GDPR çerçevesinde veri işleme şu ilkelere uygun olmalıdır:
Hukuka uygunluk, şeffaflık ve dürüstlük,
Amaçla sınırlılık,
Veri minimizasyonu (gerektiğinden fazla veri toplamama),
Doğruluk ve güncellik,
Saklama süresiyle sınırlılık,
Gizlilik ve güvenlik.
Bu bağlamda araç takip sistemlerinin sadece işin gereği kadar veri toplaması ve bu verileri gereksiz yere saklamaması zorunludur.
Bazı sistemler, sürücüye özel kullanım sırasında GPS verisinin devre dışı bırakılmasına imkân tanıyan "Personal Mode" gibi özellikler sunar. Bu tür uygulamalar, iş dışı zamanlarda çalışanın mahremiyetini korumak açısından önemlidir ve GDPR’a uyum açısından da pozitif katkı sağlar.
Türkiye'de yürürlükte olan 6698 sayılı Kişisel Verilerin Korunması Kanunu, GDPR ile büyük oranda paralel düzenlemeler içermektedir. Araç takip sistemleri bağlamında KVKK'nın öngördüğü yükümlülükler şunlardır:
Aydınlatma yükümlülüğü: Veri sorumluları, verisi işlenen kişilere hangi verilerin ne amaçla işlendiğini açıkça bildirmelidir.
Açık rıza alma yükümlülüğü: Kanunun öngördüğü haller dışında, kişisel veriler ancak ilgili kişinin açık rızasıyla işlenebilir.

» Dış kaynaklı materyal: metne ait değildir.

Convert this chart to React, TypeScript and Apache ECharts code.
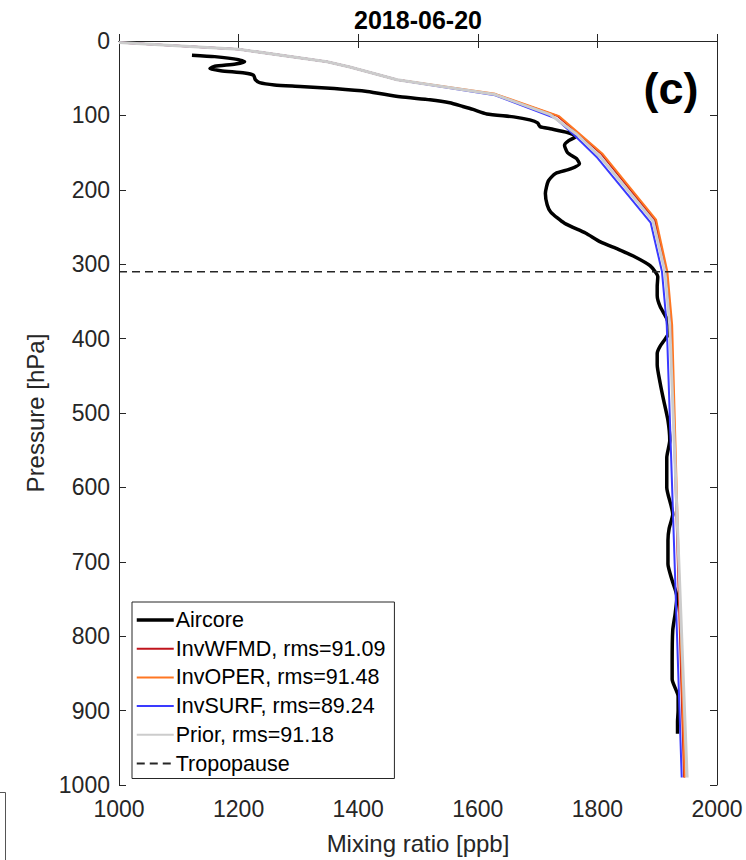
import React, { useEffect, useRef } from "react";
import * as echarts from "echarts";

// ---- Data (mixing ratio [ppb], pressure [hPa]) ----
const titleText = "2018-06-20";
const panelLabel = "(c)";
const xTicks = [1000, 1200, 1400, 1600, 1800, 2000];
const yTicks = [0, 100, 200, 300, 400, 500, 600, 700, 800, 900, 1000];
const tropopausePressure = 310;

const aircore: number[][] = [
  [1122, 19], [1160, 21], [1200, 25], [1210, 28], [1195, 31], [1160, 34], [1152, 37],
  [1170, 40], [1210, 43], [1225, 46], [1228, 52], [1235, 56], [1260, 59], [1303, 61],
  [1360, 64], [1415, 68], [1470, 75], [1520, 79], [1553, 83], [1575, 88], [1592, 92],
  [1615, 98], [1660, 102], [1687, 106], [1700, 110], [1704, 115], [1721, 118], [1750, 123],
  [1765, 128], [1752, 134], [1745, 140], [1750, 150], [1765, 158], [1770, 165], [1755, 172],
  [1730, 178], [1718, 188], [1713, 205], [1716, 220], [1722, 230], [1745, 245], [1780, 258],
  [1805, 270], [1835, 280], [1860, 289], [1888, 302], [1901, 317], [1900, 330], [1900, 342],
  [1905, 357], [1916, 373], [1920, 385], [1918, 395], [1905, 410], [1900, 420], [1900, 435],
  [1905, 460], [1910, 480], [1918, 510], [1921, 537], [1916, 560], [1916, 600], [1926, 636],
  [1920, 655], [1918, 671], [1918, 703], [1925, 725], [1933, 747], [1930, 770], [1926, 792],
  [1925, 836], [1925, 858], [1935, 881], [1935, 900], [1934, 915], [1934, 931],
];

const prior: number[][] = [
  [1000, 2], [1200, 11], [1348, 28], [1386, 35], [1465, 52], [1629, 72], [1721, 99],
  [1765, 125], [1804, 155], [1893, 242], [1913, 310], [1921, 382], [1950, 990],
];

const invWFMD: number[][] = [
  [1000, 2], [1200, 11], [1348, 28], [1386, 35], [1465, 52], [1629, 72], [1734, 101],
  [1767, 124], [1807, 152], [1896, 241], [1915, 310], [1923, 382], [1945, 990],
];

const invOPER: number[][] = [
  [1000, 2], [1200, 11], [1348, 28], [1386, 35], [1465, 52], [1629, 71], [1736, 101],
  [1769, 124], [1809, 152], [1898, 240], [1917, 310], [1925, 382], [1946, 990],
];

const invSURF: number[][] = [
  [1000, 2], [1200, 11], [1348, 28], [1386, 35], [1465, 52], [1629, 73], [1730, 104],
  [1762, 127], [1800, 157], [1889, 244], [1908, 310], [1916, 382], [1941, 990],
];

const names = [
  "Aircore",
  "InvWFMD, rms=91.09",
  "InvOPER, rms=91.48",
  "InvSURF, rms=89.24",
  "Prior, rms=91.18",
  "Tropopause",
];

const FONT = "'Liberation Sans', Arial, Helvetica, sans-serif";
const AXIS = "#262626";

export default function App() {
  const ref = useRef<HTMLDivElement>(null);

  useEffect(() => {
    if (!ref.current) return;
    const chart = echarts.init(ref.current, undefined, { renderer: "svg" });

    const xBase = {
      type: "value" as const,
      min: xTicks[0],
      max: xTicks[xTicks.length - 1],
      interval: 200,
      splitLine: { show: false },
      axisLine: { show: true, lineStyle: { color: AXIS, width: 1 } },
      axisTick: { show: true, inside: true, length: 7, lineStyle: { color: AXIS } },
    };
    const yBase = {
      type: "value" as const,
      min: yTicks[0],
      max: yTicks[yTicks.length - 1],
      interval: 100,
      inverse: true,
      splitLine: { show: false },
      axisLine: { show: true, lineStyle: { color: AXIS, width: 1 } },
      axisTick: { show: true, inside: true, length: 7, lineStyle: { color: AXIS } },
    };

    const lineSeries = (name: string, data: number[][], color: string, width: number, z: number, extra: any = {}) => ({
      name,
      type: "line",
      data,
      symbol: "none",
      showSymbol: false,
      z,
      lineStyle: { color, width, ...(extra.lineStyle || {}) },
      itemStyle: { color },
      smooth: extra.smooth ?? false,
      xAxisIndex: 0,
      yAxisIndex: 0,
    });

    chart.setOption({
      animation: false,
      backgroundColor: "#ffffff",
      textStyle: { fontFamily: FONT },
      grid: { left: 119, right: 29, top: 41, bottom: 71, containLabel: false },
      xAxis: [
        {
          ...xBase,
          position: "bottom",
          name: "Mixing ratio [ppb]",
          nameLocation: "middle",
          nameGap: 46,
          nameTextStyle: { fontSize: 24, color: AXIS, fontFamily: FONT },
          axisLabel: { fontSize: 23, color: AXIS, margin: 12, fontFamily: FONT, formatter: (v: number) => String(v) },
        },
        { ...xBase, position: "top", axisLabel: { show: false } },
      ],
      yAxis: [
        {
          ...yBase,
          position: "left",
          name: "Pressure [hPa]",
          nameLocation: "middle",
          nameGap: 54,
          nameRotate: 90,
          nameTextStyle: { fontSize: 24, color: AXIS, fontFamily: FONT },
          axisLabel: { fontSize: 23, color: AXIS, margin: 9, fontFamily: FONT, formatter: (v: number) => String(v) },
        },
        { ...yBase, position: "right", axisLabel: { show: false } },
      ],
      legend: {
        orient: "vertical",
        left: 132,
        top: 602,
        data: names.map((n, i) => (i === 0 ? { name: n, lineStyle: { width: 3.5 } } : { name: n })),
        itemWidth: 37,
        itemHeight: 14,
        itemGap: 6.7,
        padding: [7, 9, 4, 3],
        borderColor: AXIS,
        borderWidth: 1,
        borderRadius: 0,
        backgroundColor: "#ffffff",
        selectedMode: false,
        itemStyle: { opacity: 0 },
        textStyle: { fontSize: 21.5, color: "#000", fontFamily: FONT, lineHeight: 21, padding: [0, 0, 0, -3] },
      },
      graphic: [
        {
          type: "text",
          x: 418,
          y: 20,
          style: { text: titleText, fontSize: 25, fontWeight: "bold", fontFamily: FONT, fill: "#000", align: "center", verticalAlign: "middle" },
        },
        {
          type: "text",
          x: 671,
          y: 88,
          z: 10,
          style: { text: panelLabel, fontSize: 45, fontWeight: "bold", fontFamily: FONT, fill: "#000", align: "center", verticalAlign: "middle" },
        },
        { type: "line", shape: { x1: 0, y1: 792.5, x2: 5.5, y2: 792.5 }, style: { stroke: "#555", lineWidth: 1 } },
        { type: "line", shape: { x1: 5.5, y1: 792.5, x2: 5.5, y2: 860 }, style: { stroke: "#555", lineWidth: 1 } },
      ],
      series: [
        lineSeries(names[0], aircore, "#000000", 3.5, 2, { smooth: 0.2 }),
        lineSeries(names[1], invWFMD, "#c0141c", 2, 3),
        lineSeries(names[2], invOPER, "#ff7722", 2, 4),
        lineSeries(names[3], invSURF, "#3a3aff", 2, 5),
        lineSeries(names[4], prior, "#cccccc", 3, 6),
        lineSeries(
          names[5],
          [[xTicks[0], tropopausePressure], [xTicks[xTicks.length - 1], tropopausePressure]],
          "#262626",
          1.5,
          7,
          { lineStyle: { type: [8, 5] } }
        ),
      ],
    });

    return () => chart.dispose();
  }, []);

  return (
    <div
      ref={ref}
      style={{ position: "fixed", left: 0, top: 0, width: 746, height: 860, background: "#fff" }}
    />
  );
}
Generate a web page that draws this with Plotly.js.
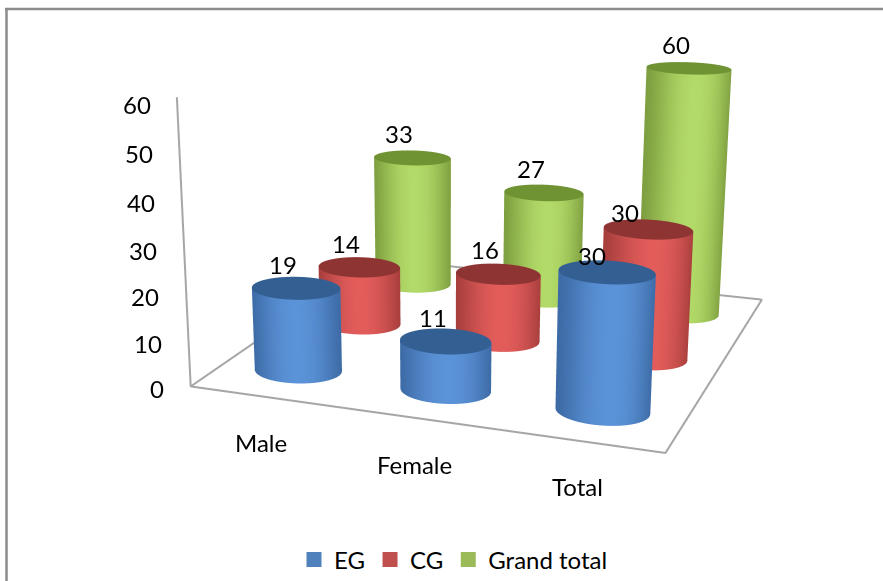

Veri minimizasyonu: İşlenmesi gerekmeyen kişisel veriler toplanmamalı ve saklanmamalıdır.
Veri güvenliği yükümlülüğü: Gerekli teknik ve idari tedbirler alınmalı, erişim kontrolleri ve veri şifreleme sağlanmalıdır.
Veri saklama politikası: Kişisel veriler sadece işlenme amacına hizmet ettiği süre boyunca saklanmalı, ardından silinmelidir.
KVKK’ya aykırı davranılması durumunda, idari para cezaları ve diğer yaptırımlar söz konusu olabilir. Nitekim Kişisel Verileri Koruma Kurulu, bazı araç kiralama firmalarına bu alandaki ihmaller nedeniyle idari para cezası uygulamıştır.
Araç takip sistemlerinde veri güvenliğini sağlamak ve mevzuata uygunluğu temin etmek için aşağıdaki adımlar önerilmektedir:
Açık ve meşru amaç belirlenmeli, takip işlemi sadece bu amaçlarla sınırlı tutulmalıdır.
Gereksiz verilerin toplanmasından kaçınılmalı, araç dışında çalışanın kişisel hayatını izlemeye yönelik işlemlerden uzak durulmalıdır.
Çalışanlara yönelik şeffaf aydınlatma yapılmalı, sistemin ne amaçla kullanıldığı detaylı şekilde anlatılmalıdır.
Rıza gerektiren durumlarda açık rıza alınmalı, bu rızanın özgür iradeye dayandığı ispatlanabilir olmalıdır.
Veri güvenliği teknik olarak sağlanmalı: Şifreleme, log kayıtları, erişim kontrolleri gibi önlemler uygulanmalıdır.
Düzenli denetim ve güncelleme yapılmalı, sistemler periyodik olarak gözden geçirilmelidir.
Araç takip sistemleri, işletmelere önemli operasyonel faydalar sağlasa da, kişisel verilerin korunması noktasında dikkatli ve bilinçli bir yaklaşım gerektirir. Gerek Avrupa Birliği düzeyinde yürürlüğe giren GDPR, gerekse Türkiye’deki KVKK; bireyin temel hak ve özgürlüklerini korumak adına araç takip uygulamalarında şeffaflık, sınırlılık ve güvenlik ilkelerini zorunlu kılmıştır. Bu bağlamda, teknik altyapının yanı sıra hukuki uyum süreci de eş zamanlı olarak yönetilmeli; çalışanların mahremiyeti ile kurumsal ihtiyaçlar dengeli bir biçimde gözetilmelidir.